Title :
Part-of-speech tagging of program identifiers for improved text-based software engineering tools
Author :
Gupta, Swastik ; Malik, S. ; Pollock, Lori ; Vijay-Shanker, K.
Author_Institution :
Comput. & Inf. Sci., Univ. of Delaware, Newark, DE, USA
Abstract :
To aid program comprehension, programmers choose identifiers for methods, classes, fields and other program elements primarily by following naming conventions in software. These software “naming conventions” follow systematic patterns which can convey deep natural language clues that can be leveraged by software engineering tools. For example, they can be used to increase the accuracy of software search tools, improve the ability of program navigation tools to recommend related methods, and raise the accuracy of other program analyses. After splitting multi-word names into their component words, the next step to extracting accurate natural language information is tagging each word with its part of speech (POS) and then chunking the name into natural language phrases. State-of-theart approaches, most of which rely on “traditional POS taggers” trained on natural language documents, do not capture the syntactic structure of program elements. In this paper, we present a POS tagger and syntactic chunker for source code names that takes into account programmers´ naming conventions to understand the regular, systematic ways a program element is named.
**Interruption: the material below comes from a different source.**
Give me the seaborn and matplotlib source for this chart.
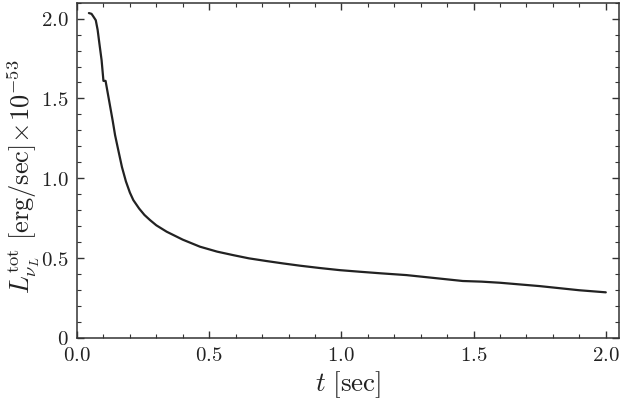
import numpy as np
import pandas as pd
import seaborn as sns
import matplotlib.pyplot as plt
from matplotlib.ticker import MultipleLocator, FuncFormatter

# -------------------------------
# Data
# -------------------------------
t_sec = [0.045, 0.055, 0.062, 0.071, 0.078, 0.085, 0.093, 0.100, 0.108, 0.121,
         0.135, 0.144, 0.156, 0.170, 0.185, 0.200, 0.213, 0.235, 0.255, 0.276,
         0.300, 0.339, 0.400, 0.465, 0.530, 0.591, 0.650, 0.717, 0.780, 0.843,
         0.920, 0.994, 1.070, 1.150, 1.246, 1.350, 1.459, 1.530, 1.600, 1.750,
         1.900, 2.000]
lum_tot = [2.035, 2.030, 2.013, 1.990, 1.930, 1.840, 1.740, 1.610, 1.610, 1.490,
           1.360, 1.270, 1.177, 1.070, 0.980, 0.910, 0.863, 0.810, 0.770, 0.738,
           0.705, 0.665, 0.615, 0.571, 0.540, 0.518, 0.498, 0.481, 0.466, 0.452,
           0.437, 0.424, 0.414, 0.404, 0.393, 0.375, 0.356, 0.352, 0.345, 0.324,
           0.298, 0.285]

df = pd.DataFrame({"t": t_sec, "L": lum_tot})

# -------------------------------
# Style
# -------------------------------
sns.set_theme(style="ticks")
plt.rcParams["mathtext.fontset"] = "cm"
plt.rcParams["font.family"] = ["DejaVu Serif"]

fig = plt.figure(figsize=(6.23, 4.07), dpi=100)
ax = fig.add_axes([0.1236, 0.170, 0.870, 0.8234])

sns.lineplot(data=df, x="t", y="L", ax=ax, color="#222222", linewidth=1.6)

ax.set_xlim(0, 2.05)
ax.set_ylim(0, 2.1)
ax.xaxis.set_major_locator(MultipleLocator(0.5))
ax.xaxis.set_minor_locator(MultipleLocator(0.1))
ax.yaxis.set_major_locator(MultipleLocator(0.5))
ax.yaxis.set_minor_locator(MultipleLocator(0.1))
ax.xaxis.set_major_formatter(FuncFormatter(lambda v, p: f"${v:.1f}$"))
ax.yaxis.set_major_formatter(
    FuncFormatter(lambda v, p: "$0$" if abs(v) < 1e-9 else f"${v:.1f}$"))

ax.tick_params(which="both", direction="in", top=True, right=True,
               color="#333333", labelsize=15, labelcolor="#222222")
ax.tick_params(which="major", length=5, width=1)
ax.tick_params(which="minor", length=2.8, width=0.8)
ax.tick_params(axis="x", which="major", pad=6)
ax.tick_params(axis="y", which="major", pad=6)
for sp in ax.spines.values():
    sp.set_color("#333333")
    sp.set_linewidth(1.1)

ax.set_xlabel(r"$t\ [\mathrm{sec}]$", fontsize=19.5, color="#222222", labelpad=3)
ax.set_ylabel(r"$L_{\nu_L}^{\mathrm{tot}}\ [\mathrm{erg/sec}]\!\times\!10^{-53}$",
              fontsize=19, color="#222222")
ax.yaxis.set_label_coords(-0.064, 0.48)

fig.savefig("out.png", dpi=100)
We studied the naming conventions used in Object Oriented Programming and identified different grammatical constructions that characterize a large number of program identifiers. This study then informed the design of our POS tagger and chunker. Our evaluation results show a significant improvement in accuracy(11%-20%) of POS tagging of identifiers, over the current approaches. With this improved accuracy, both automated software engineering tools and developers will be able to better capture and understand the information available in code.
Keywords :
natural language processing; object-oriented programming; reverse engineering; software engineering; text analysis; POS tagger; class identifier; component words; deep natural language clues; field identifier; grammatical construction; method identifier; multiword name splitting; natural language documents; natural language information extraction; natural language phrases; object oriented programming; part of speech; part-of-speech tagging; program analysis; program comprehension; program elements; program identifiers; program navigation tools; programmer naming convention; software naming conventions; software search tools; source code names; syntactic chunker; syntactic structure; text-based software engineering tools; word tagging; Accuracy; Context; Natural languages; Software; Software engineering; Syntactics; Tagging; Program understanding; comprehension; identifiers; natural language processing; part-of-speech;
Conference_Titel :
Program Comprehension (ICPC), 2013 IEEE 21st International Conference on
Conference_Location :
San Francisco, CA
DOI :
10.1109/ICPC.2013.6613828